Joliet — A fatal accident may have been a tragic way to show the need for safety upgrades on a far West Side stretch of Theodore Street in Joliet.
But the June 2 collision did just that, Aimee Head said.
Head lead a petition drive after the accident urging the city to shorten a timetable that sets construction for spring 2024 for traffic lights, turn lanes and other improvements on Theodore Street from Route 59 to Drauden Road. The petition has got more than 2,400 signatures.
“We were told six years ago that the project would be completed by now,” Head said.
Residents in the subdivisions along Theodore Street have been urging the city for at least that long to do something to make left turns safer for motorists attempting to get on and off the thoroughfare.
The city is doing something.
Engineering is underway for improvements that will add a fifth middle lane along the route, now two lanes in each direction, from Drauden Road to Route 59. The middle lane is being designed to provide a safe place for motorists so they don’t need to wait in traffic for the openings that allow for left turns.
But construction is not likely to begin until spring 2024.
“I don’t know what we can do to move it faster,” Head said. “The reality is that the timetable is less than ideal.”
Ronald Favia, 58, of Joliet died after his motorcycle collided with a car making a left turn on June 2 at the intersection of Theodore Street and Wesmere Parkway.
A roadside memorial devoted to Favia stays and provides a reminder of the fatal collision.
The intersection will get a traffic light and intersection improvements, according to the upgrades planned by the city.
The intersection now is a main outlet onto Theodore Street for residents in the Wesmere and Eagle Ridge subdivisions. Residents leaving the intersection have a stop sign, but traffic on Theodore does not stop.
Just west of the intersection is Troy Middle School.
Another traffic light will be installed at Drauden Road.
Joliet Public Works Director Greg Ruddy said the city before the accident sped up construction by dividing the project into phases. The first phase includes the traffic light at Wesmere Parkway.
“We can’t speed it up any faster than what we are doing,” Ruddy said.
State funding is being used for the project. State rules require two engineering studies, each of which can take a year or more to complete. The project is now in the second phase of engineering, which is expected to be completed in fall 2023.
Ruddy estimates that construction will start in spring 2024.
“If we can push it earlier, we will,” he said.
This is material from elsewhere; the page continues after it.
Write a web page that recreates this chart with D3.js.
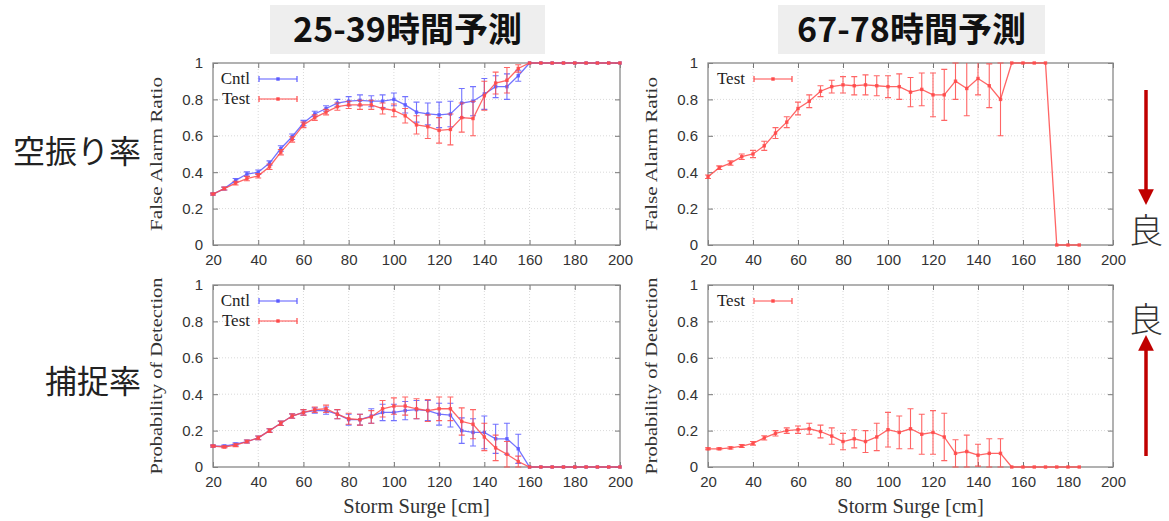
<!DOCTYPE html>
<html><head><meta charset="utf-8">
<script src="https://cdn.jsdelivr.net/npm/d3@7"></script>
<style>body{margin:0;background:#fff;}svg{display:block;}</style>
</head><body>
<svg id="c" width="1169" height="521"></svg>
<script>
// ---- data ----
const titles = ["25-39時間予測", "67-78時間予測"];
const rowLabels = ["空振り率", "捕捉率"];
const xTicks = [20, 40, 60, 80, 100, 120, 140, 160, 180, 200];
const yTicks = [0, 0.2, 0.4, 0.6, 0.8, 1];
const yTickLabels = ["0", "0.2", "0.4", "0.6", "0.8", "1"];
const xLabel = "Storm Surge [cm]";
const yLabels = ["False Alarm Ratio", "Probability of Detection"];

const surgeA = [20,25,30,35,40,45,50,55,60,65,70,75,80,85,90,95,100,105,110,115,120,125,130,135,140,145,150,155,160,165,170,175,180,185,190,195,200];
const surgeB = [20,25,30,35,40,45,50,55,60,65,70,75,80,85,90,95,100,105,110,115,120,125,130,135,140,145,150,155,160,165,170,175,180,185];

// FAR 25-39h
const farCntl = [0.28,0.31,0.355,0.39,0.40,0.45,0.53,0.595,0.67,0.72,0.75,0.78,0.79,0.795,0.79,0.79,0.80,0.77,0.73,0.72,0.715,0.72,0.78,0.79,0.83,0.87,0.87,0.93,1,1,1,1,1,1,1,1,1];
const farCntlErr = [0.005,0.008,0.01,0.012,0.012,0.012,0.015,0.015,0.015,0.015,0.015,0.02,0.025,0.03,0.03,0.035,0.035,0.045,0.055,0.06,0.07,0.07,0.08,0.08,0.085,0.06,0.07,0.03,0,0,0,0,0,0,0,0,0];
const farTest = [0.28,0.31,0.34,0.365,0.38,0.43,0.51,0.58,0.66,0.70,0.73,0.76,0.77,0.77,0.77,0.75,0.74,0.71,0.66,0.65,0.63,0.635,0.70,0.695,0.82,0.89,0.905,0.97,1,1,1,1,1,1,1,1,1];
const farTestErr = [0.005,0.008,0.01,0.012,0.012,0.015,0.015,0.015,0.015,0.015,0.015,0.02,0.02,0.025,0.025,0.03,0.035,0.04,0.05,0.065,0.07,0.085,0.08,0.095,0.08,0.06,0.07,0.02,0,0,0,0,0,0,0,0,0];
// POD 25-39h
const podCntl = [0.115,0.115,0.125,0.14,0.16,0.20,0.24,0.28,0.30,0.31,0.31,0.29,0.26,0.26,0.28,0.30,0.30,0.31,0.315,0.31,0.29,0.285,0.20,0.19,0.19,0.155,0.155,0.10,0,0,0,0,0,0,0,0,0];
const podCntlErr = [0.005,0.006,0.008,0.008,0.01,0.01,0.012,0.012,0.015,0.015,0.02,0.025,0.03,0.03,0.04,0.045,0.045,0.05,0.05,0.055,0.06,0.065,0.07,0.075,0.09,0.08,0.085,0.08,0,0,0,0,0,0,0,0,0];
const podTest = [0.115,0.11,0.12,0.14,0.16,0.20,0.24,0.28,0.30,0.315,0.32,0.29,0.265,0.26,0.275,0.32,0.335,0.335,0.32,0.31,0.32,0.32,0.25,0.235,0.165,0.105,0.07,0.03,0,0,0,0,0,0,0,0,0];
const podTestErr = [0.005,0.006,0.008,0.008,0.01,0.01,0.012,0.012,0.015,0.015,0.02,0.025,0.03,0.03,0.035,0.045,0.045,0.05,0.055,0.06,0.065,0.065,0.075,0.08,0.075,0.07,0.07,0.03,0,0,0,0,0,0,0,0,0];
// FAR 67-78h
const farTestB = [0.375,0.425,0.45,0.485,0.50,0.545,0.615,0.675,0.75,0.79,0.845,0.87,0.88,0.875,0.88,0.875,0.87,0.87,0.84,0.855,0.825,0.825,0.90,0.86,0.915,0.875,0.80,1,1,1,1,0,0,0];
const farTestBErr = [0.01,0.01,0.012,0.015,0.02,0.025,0.03,0.03,0.035,0.035,0.03,0.035,0.045,0.05,0.055,0.055,0.06,0.07,0.08,0.09,0.12,0.14,0.10,0.15,0.09,0.12,0.20,0,0,0,0,0,0,0];
// POD 67-78h
const podTestB = [0.10,0.10,0.105,0.115,0.13,0.16,0.185,0.20,0.205,0.21,0.195,0.17,0.14,0.155,0.14,0.165,0.205,0.19,0.21,0.18,0.19,0.165,0.075,0.085,0.065,0.075,0.075,0,0,0,0,0,0,0,0,0,0].slice(0,34);
const podTestBErr = [0.005,0.005,0.006,0.008,0.01,0.012,0.015,0.015,0.02,0.03,0.035,0.045,0.045,0.05,0.06,0.075,0.095,0.09,0.11,0.11,0.12,0.13,0.075,0.09,0.06,0.08,0.08,0,0,0,0,0,0,0];

const BLUE = "#5b5bff", RED = "#ff4a4a";

const svg = d3.select("#c");

// title boxes
const titleBoxes = [{x:270,w:275},{x:778,w:267}];
titles.forEach((t,i)=>{
  const b = titleBoxes[i];
  svg.append("rect").attr("x",b.x).attr("y",5).attr("width",b.w).attr("height",49).attr("fill","#eeeeee");
  svg.append("text").attr("x",b.x+b.w/2).attr("y",42).attr("text-anchor","middle")
    .attr("font-family","'Noto Sans CJK JP'").attr("font-weight","bold").attr("font-size",34)
    .attr("fill","#111").text(t);
});

// row labels
svg.append("text").attr("x",141).attr("y",163).attr("text-anchor","end")
  .attr("font-family","'Noto Sans CJK JP'").attr("font-size",32).attr("fill","#222").text(rowLabels[0]);
svg.append("text").attr("x",141).attr("y",393).attr("text-anchor","end")
  .attr("font-family","'Noto Sans CJK JP'").attr("font-size",32).attr("fill","#222").text(rowLabels[1]);

// arrows & 良
const defs = svg.append("defs");
defs.append("marker").attr("id","ah").attr("viewBox","0 0 10 10").attr("refX",3).attr("refY",5)
  .attr("markerWidth",4.5).attr("markerHeight",4.5).attr("orient","auto-start-reverse")
  .append("path").attr("d","M0,0 L10,5 L0,10 z").attr("fill","#c00000");
svg.append("line").attr("x1",1146).attr("y1",90).attr("x2",1146).attr("y2",194)
  .attr("stroke","#c00000").attr("stroke-width",3.5).attr("marker-end","url(#ah)");
svg.append("line").attr("x1",1146).attr("y1",456).attr("x2",1146).attr("y2",346)
  .attr("stroke","#c00000").attr("stroke-width",3.5).attr("marker-end","url(#ah)");
svg.append("text").attr("x",1146).attr("y",243).attr("text-anchor","middle")
  .attr("font-family","'Noto Sans CJK JP'").attr("font-weight","300").attr("font-size",34).attr("fill","#333").text("良");
svg.append("text").attr("x",1146).attr("y",332).attr("text-anchor","middle")
  .attr("font-family","'Noto Sans CJK JP'").attr("font-weight","300").attr("font-size",34).attr("fill","#333").text("良");

function panel(box, yLabel, series, showXLabel, yLabLen) {
  const x = d3.scaleLinear().domain([20,200]).range([box.l, box.r]);
  const y = d3.scaleLinear().domain([0,1]).range([box.b, box.t]);
  const g = svg.append("g");
  // grid
  g.selectAll(".gx").data(xTicks.slice(1,-1)).join("line")
    .attr("x1",d=>x(d)).attr("x2",d=>x(d)).attr("y1",box.t).attr("y2",box.b)
    .attr("stroke","#cfcfcf").attr("stroke-width",0.8).attr("stroke-dasharray","1,2");
  g.selectAll(".gy").data(yTicks.slice(1,-1)).join("line")
    .attr("y1",d=>y(d)).attr("y2",d=>y(d)).attr("x1",box.l).attr("x2",box.r)
    .attr("stroke","#cfcfcf").attr("stroke-width",0.8).attr("stroke-dasharray","1,2");
  const axB = g.append("g").attr("transform",`translate(0,${box.b})`)
    .call(d3.axisBottom(x).tickValues(xTicks).tickSize(-5).tickPadding(9).tickFormat(d3.format("d")));
  const axT = g.append("g").attr("transform",`translate(0,${box.t})`)
    .call(d3.axisTop(x).tickValues(xTicks).tickSize(-5).tickFormat(""));
  const axL = g.append("g").attr("transform",`translate(${box.l},0)`)
    .call(d3.axisLeft(y).tickValues(yTicks).tickSize(-5).tickPadding(10).tickFormat((d,i)=>yTickLabels[i]));
  const axR = g.append("g").attr("transform",`translate(${box.r},0)`)
    .call(d3.axisRight(y).tickValues(yTicks).tickSize(-5).tickFormat(""));
  [axB,axT,axL,axR].forEach(a=>{
    a.select(".domain").remove();
    a.selectAll("line").attr("stroke","#777").attr("stroke-width",1);
    a.selectAll("text").attr("font-family","'Liberation Sans', Arial, sans-serif").attr("font-size",15).attr("fill","#333");
  });
  g.append("rect").attr("x",box.l).attr("y",box.t).attr("width",box.r-box.l).attr("height",box.b-box.t)
    .attr("fill","none").attr("stroke","#888").attr("stroke-width",1.3);
  const cy = (box.t+box.b)/2;
  g.append("text").attr("transform",`translate(${box.l-51},${cy}) rotate(-90)`).attr("text-anchor","middle")
    .attr("font-family","'Liberation Serif', serif").attr("font-size",17).attr("fill","#333")
    .attr("textLength",yLabLen).attr("lengthAdjust","spacingAndGlyphs").text(yLabel);
  if (showXLabel) {
    g.append("text").attr("x",(box.l+box.r)/2).attr("y",box.b+46).attr("text-anchor","middle")
      .attr("font-family","'Liberation Serif', serif").attr("font-size",20.5).attr("fill","#333").text(xLabel);
  }
  series.forEach((s,si)=>{
    const pts = s.xs.map((xv,i)=>({x:xv,v:s.vals[i],e:s.errs[i]}));
    const sg = g.append("g");
    sg.append("path").datum(pts).attr("fill","none").attr("stroke",s.color).attr("stroke-width",1.3).attr("opacity",0.85)
      .attr("d",d3.line().x(d=>x(d.x)).y(d=>y(d.v)));
    const eb = pts.filter(d=>d.e>0);
    sg.selectAll(".eb").data(eb).join("path").attr("fill","none").attr("stroke",s.color).attr("stroke-width",1.1).attr("opacity",0.85)
      .attr("d",d=>{
        const X=x(d.x), y1=y(Math.min(1,d.v+d.e)), y0=y(Math.max(0,d.v-d.e));
        const c = 3;
        let p = `M${X},${y0}L${X},${y1}`;
        if (d.v+d.e<=1) p += `M${X-c},${y1}L${X+c},${y1}`;
        p += `M${X-c},${y0}L${X+c},${y0}`;
        return p;
      });
    sg.selectAll(".pt").data(pts).join("rect").attr("x",d=>x(d.x)-1.7).attr("y",d=>y(d.v)-1.7)
      .attr("width",3.4).attr("height",3.4).attr("fill",s.color).attr("opacity",0.9);
    const ly = box.t + 16 + si*20;
    g.append("text").attr("x",box.l+37).attr("y",ly+5).attr("text-anchor","end")
      .attr("font-family","'Liberation Serif', serif").attr("font-size",17).attr("fill","#222").text(s.name);
    const lx0 = box.l+46, lx1 = box.l+84;
    g.append("path").attr("fill","none").attr("stroke",s.color).attr("stroke-width",1.2)
      .attr("d",`M${lx0},${ly}L${lx1},${ly}M${lx0},${ly-3}L${lx0},${ly+3}M${lx1},${ly-3}L${lx1},${ly+3}`);
    g.append("rect").attr("x",(lx0+lx1)/2-1.7).attr("y",ly-1.7).attr("width",3.4).attr("height",3.4).attr("fill",s.color);
  });
}

panel({l:213,r:620,t:63,b:245}, yLabels[0], [
  {name:"Cntl", xs:surgeA, vals:farCntl, errs:farCntlErr, color:BLUE},
  {name:"Test", xs:surgeA, vals:farTest, errs:farTestErr, color:RED}], false, 154);
panel({l:708,r:1113,t:63,b:245}, yLabels[0], [
  {name:"Test", xs:surgeB, vals:farTestB, errs:farTestBErr, color:RED}], false, 154);
panel({l:213,r:620,t:285,b:467}, yLabels[1], [
  {name:"Cntl", xs:surgeA, vals:podCntl, errs:podCntlErr, color:BLUE},
  {name:"Test", xs:surgeA, vals:podTest, errs:podTestErr, color:RED}], true, 197);
panel({l:708,r:1113,t:285,b:467}, yLabels[1], [
  {name:"Test", xs:surgeB, vals:podTestB, errs:podTestBErr, color:RED}], true, 197);
</script>
</body></html>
Residents and city officials are discussing interim safety measures. But it’s not clear what can be done.
In the meantime, Head said, more motorists are driving through Wesmere subdivision streets to get to Drauden Road rather than use the intersection at Wesmere Parkway and Theodore.
“The reality,” she said, “is right now residents try to avoid the intersection altogether because it’s just not safe.”